In 2021, the movement was estimated to include about 21,000 people nationwide, according to a report by Germany's domestic intelligence agency, which estimated that about 10 percent of those were "violence-oriented."

The group of five suspects charged Monday — four men and one woman — had formed by mid-January last year at the latest, prosecutors said. They think it is an ideology largely shaped by the female suspect, named as Elisabeth R.

The group made "concrete preparations" to take over state power in Germany, according to the prosecutor's office. Suspects Sven B., Thomas K. and Thomas O. had organized themselves into a "military branch," while Elisabeth R. and Michael H. were involved in an "administrative branch," it said.

After damaging power supply facilities, the group planned to kidnap Lauterbach "possibly after killing his bodyguards," the indictment said. The group hoped that the civil-war like conditions that ensued would enable them to depose the government and install a new leader while they assumed executive roles.

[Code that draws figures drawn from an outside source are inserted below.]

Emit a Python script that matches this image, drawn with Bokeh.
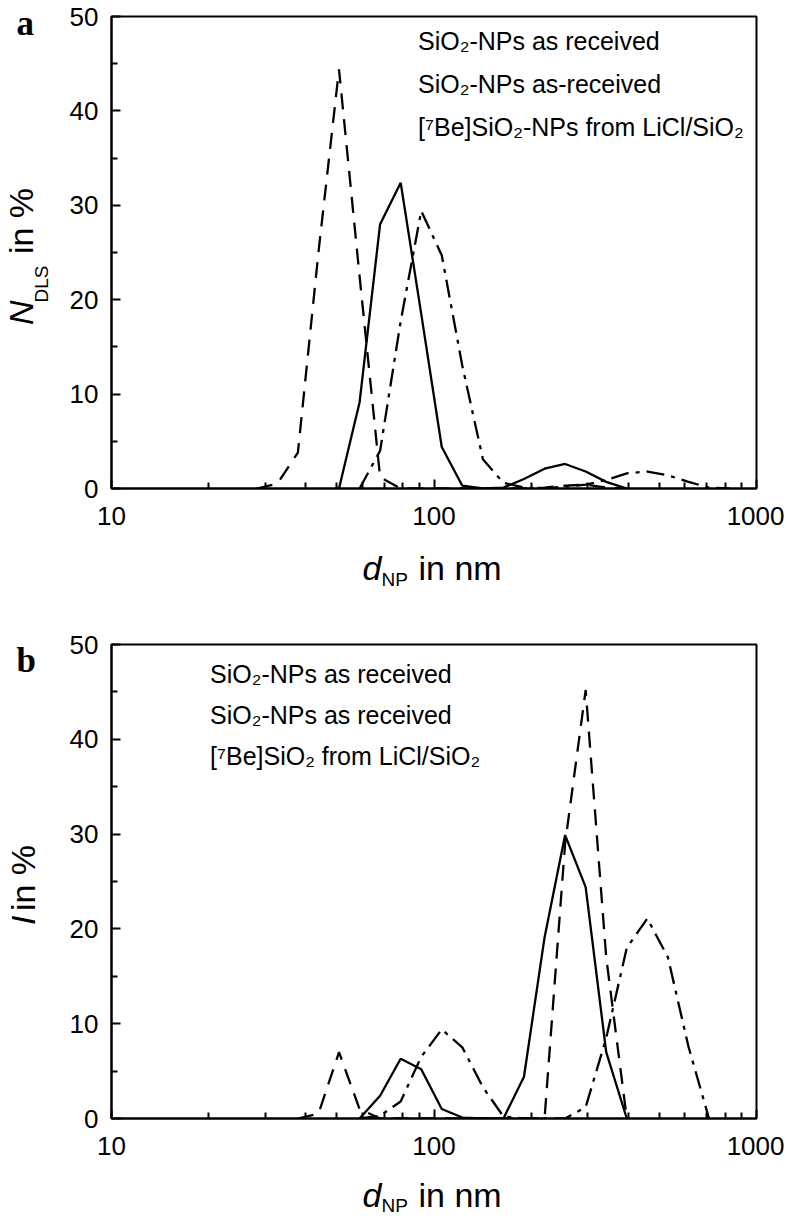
import math
from bokeh.plotting import figure
from bokeh.models import Legend, LegendItem, Label, FixedTicker, Range1d
from bokeh.layouts import column, row
from bokeh.embed import file_html
from bokeh.resources import INLINE

# ---------------- data ----------------
# panel a: number distribution N_DLS (%)
a_dash_d = [28.21, 32.67, 37.84, 43.82, 50.75, 58.77, 68.06, 78.82, 190.1, 220.2, 255.0, 295.3, 342.0, 396.1]
a_dash_v = [0.0, 0.5, 3.8, 25.0, 44.4, 22.5, 1.2, 0.0, 0.0, 0.1, 0.3, 0.4, 0.1, 0.0]

a_dot_d = [58.77, 68.06, 78.82, 91.28, 105.7, 122.4, 141.8, 164.2, 190.1, 220.2, 255.0, 295.3, 342.0, 396.1, 458.7, 531.2, 615.1, 712.4, 825.0]
a_dot_v = [0.0, 4.0, 17.7, 29.4, 24.7, 13.0, 3.1, 0.6, 0.1, 0.0, 0.2, 0.4, 0.9, 1.6, 1.8, 1.4, 0.7, 0.1, 0.0]

a_sol_d = [50.75, 58.77, 68.06, 78.82, 91.28, 105.7, 122.4, 141.8, 164.2, 190.1, 220.2, 255.0, 295.3, 342.0, 396.1]
a_sol_v = [0.0, 9.1, 28.0, 32.4, 18.5, 4.4, 0.3, 0.0, 0.1, 1.0, 2.1, 2.6, 1.8, 0.7, 0.0]

# panel b: intensity distribution I (%)
b_dash_d = [37.84, 43.82, 50.75, 58.77, 68.06, 190.1, 220.2, 255.0, 295.3, 342.0, 396.1]
b_dash_v = [0.0, 0.5, 7.0, 1.0, 0.0, 0.0, 0.0, 29.0, 45.2, 17.0, 0.0]

b_dot_d = [58.77, 68.06, 78.82, 91.28, 105.7, 122.4, 141.8, 164.2, 190.1, 220.2, 255.0, 295.3, 342.0, 396.1, 458.7, 531.2, 615.1, 712.4]
b_dot_v = [0.0, 0.3, 1.8, 6.5, 9.4, 7.5, 3.3, 0.2, 0.0, 0.0, 0.0, 1.2, 8.5, 18.0, 21.1, 17.0, 7.6, 0.0]

b_sol_d = [58.77, 68.06, 78.82, 91.28, 105.7, 122.4, 141.8, 164.2, 190.1, 220.2, 255.0, 295.3, 342.0, 396.1]
b_sol_v = [0.0, 2.4, 6.3, 5.2, 1.0, 0.1, 0.0, 0.0, 4.4, 19.1, 29.9, 24.4, 7.0, 0.0]

a_labels = ["SiO\u2082-NPs as received", "SiO\u2082-NPs as-received", "[\u2077Be]SiO\u2082-NPs from LiCl/SiO\u2082"]
b_labels = ["SiO\u2082-NPs as received", "SiO\u2082-NPs as received", "[\u2077Be]SiO\u2082 from LiCl/SiO\u2082"]

x_major = [10, 100, 1000]
x_major_labels = ["10", "100", "1000"]
x_minor = [20, 30, 40, 50, 60, 70, 80, 90, 200, 300, 400, 500, 600, 700, 800, 900]
y_major = [0, 10, 20, 30, 40, 50]
y_minor = [5, 15, 25, 35, 45]

FONT = "Liberation Sans"
DASH = "16 10"
DASHDOT = "18 7 4 7"
LEG_DASH = "11 8"
LEG_DASHDOT = "13 6 3 6"
LW = 2.3

STRIP_W = 60
MAIN_W = 724


def make_fig(height, top, bottom):
    p = figure(width=MAIN_W, height=height, x_axis_type="log",
               x_range=Range1d(10, 1000), y_range=Range1d(0, 50),
               output_backend="svg", toolbar_location=None, title=None,
               min_border_left=51, min_border_right=28,
               min_border_top=top, min_border_bottom=bottom)
    p.grid.visible = False
    p.outline_line_color = "black"
    p.outline_line_width = 2
    p.background_fill_color = "white"
    p.border_fill_color = "white"
    p.xaxis.ticker = FixedTicker(ticks=x_major, minor_ticks=x_minor)
    p.xaxis.major_label_overrides = dict(zip(x_major, x_major_labels))
    p.yaxis.ticker = FixedTicker(ticks=y_major, minor_ticks=y_minor)
    for ax in (p.xaxis[0], p.yaxis[0]):
        ax.axis_line_width = 2
        ax.axis_line_color = "black"
        ax.major_tick_in = 9
        ax.major_tick_out = 0
        ax.minor_tick_in = 6
        ax.minor_tick_out = 0
        ax.major_tick_line_width = 2
        ax.minor_tick_line_width = 2
        ax.major_label_text_font = FONT
        ax.major_label_text_font_size = "26px"
        ax.major_label_text_color = "black"
    p.xaxis.major_label_standoff = 18
    p.yaxis.major_label_standoff = 13
    return p


def make_strip(width, height):
    s = figure(width=width, height=height, x_range=Range1d(0, width),
               y_range=Range1d(0, height), x_axis_location=None,
               y_axis_location=None, output_backend="svg", title=None,
               toolbar_location=None, min_border=0)
    s.grid.visible = False
    s.outline_line_color = None
    s.background_fill_color = "white"
    s.border_fill_color = "white"
    return s


def add_series(p, d, v, dash):
    p.line(d, v, line_color="black", line_width=LW, line_dash=dash)


def add_legend(p, labels, loc, glyph_w, standoff, row_h):
    items = []
    for lab, dash in zip(labels, [LEG_DASH, LEG_DASHDOT, "solid"]):
        r = p.line(x=[], y=[], line_color="black", line_width=2, line_dash=dash)
        items.append(LegendItem(label=lab, renderers=[r]))
    leg = Legend(items=items, location=loc, glyph_width=glyph_w, glyph_height=row_h,
                 label_height=row_h, label_standoff=standoff, spacing=3, padding=0,
                 margin=0, border_line_alpha=0, background_fill_alpha=0,
                 label_text_font=FONT, label_text_font_size="25px",
                 label_text_color="black")
    p.add_layout(leg)


def txt(s, text, x, y, size, style="normal", font=FONT):
    s.add_layout(Label(x=x, y=y, text=text, text_font=font, text_font_size=size,
                       text_font_style=style, text_color="black",
                       text_align="left", text_baseline="alphabetic"))


def vtxt(s, text, x, y, size, style="normal"):
    # rotated text, positioned by its centre
    s.add_layout(Label(x=x, y=y, text=text, text_font=FONT, text_font_size=size,
                       text_font_style=style, text_color="black", angle=math.pi / 2,
                       text_align="center", text_baseline="middle"))


# ---------------- panel a ----------------
pa = make_fig(540, 16, 52)
add_series(pa, a_dash_d, a_dash_v, DASH)
add_series(pa, a_dot_d, a_dot_v, DASHDOT)
add_series(pa, a_sol_d, a_sol_v, "solid")
add_legend(pa, a_labels, (242, 341), 60, 5, 40)

sa = make_strip(STRIP_W, 540)
txt(sa, "a", 16, 532, "35px", "bold", "Liberation Serif")
vtxt(sa, "N", 20, 201, "34px", "italic")
vtxt(sa, "DLS", 41, 234, "19px")
vtxt(sa, "in %", 20, 306, "34px")

xa = make_strip(STRIP_W + MAIN_W, 80)
txt(xa, "d", 362, 53, "34px", "italic")
txt(xa, "NP", 381, 41, "19px")
txt(xa, "in nm", 418, 53, "34px")

# ---------------- panel b ----------------
pb = make_fig(550, 24, 52)
add_series(pb, b_dash_d, b_dash_v, DASH)
add_series(pb, b_dot_d, b_dot_v, DASHDOT)
add_series(pb, b_sol_d, b_sol_v, "solid")
add_legend(pb, b_labels, (33, 343), 59, 7, 38)

sb = make_strip(STRIP_W, 550)
txt(sb, "b", 16, 531, "35px", "bold", "Liberation Serif")
vtxt(sb, "I", 22, 230, "34px", "italic")
vtxt(sb, "in %", 22, 279, "34px")

xb = make_strip(STRIP_W + MAIN_W, 47)
txt(xb, "d", 362, 23, "34px", "italic")
txt(xb, "NP", 381, 12, "19px")
txt(xb, "in nm", 418, 23, "34px")

layout = column(row(sa, pa, spacing=0), xa, row(sb, pb, spacing=0), xb, spacing=0)
open("out.html", "w").write(file_html(layout, INLINE))
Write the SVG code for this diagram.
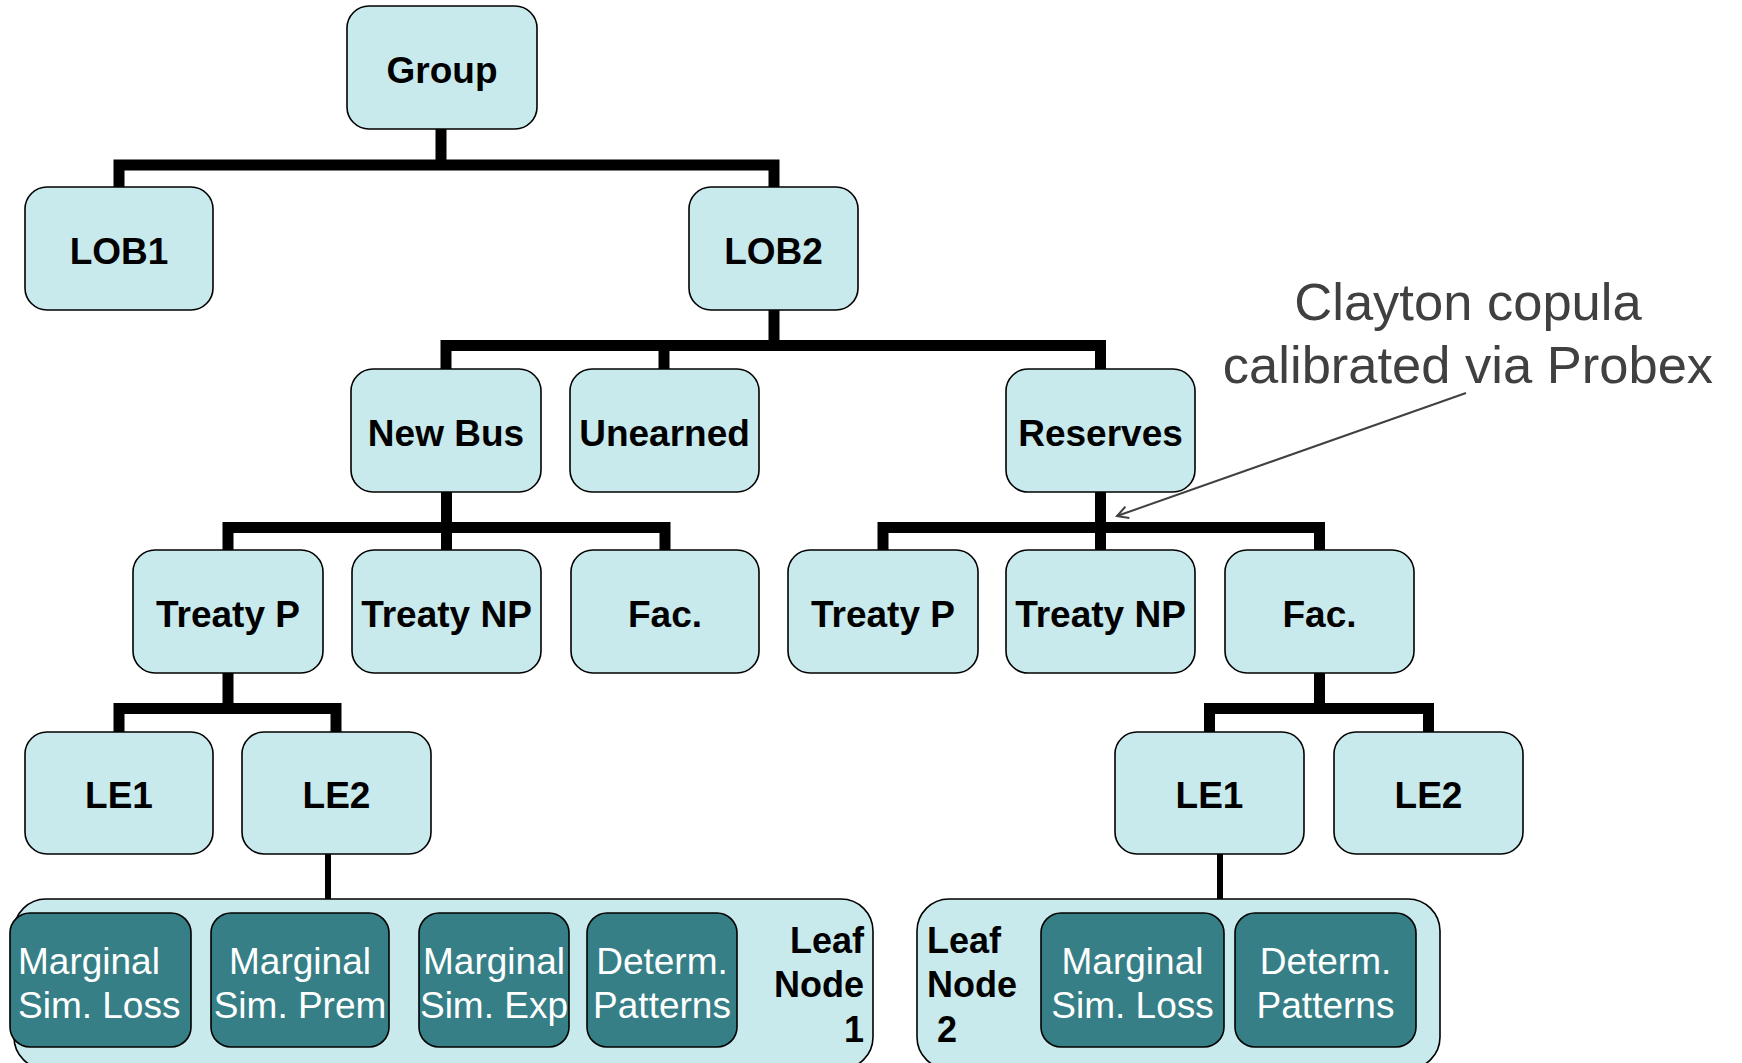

The first four arrests were made in April after an undercover operation in which officers posed as weapons dealers. Raids on 21 houses and apartments Wednesday across nine separate German states led to the seizure of weapons, including an assault rifle, 14 rifles and seven handguns, authorities said. They also said they seized gold bars, silver coins and more than $20,000 in cash.

Elisabeth R. was arrested in October of last year. All the suspects remain in custody.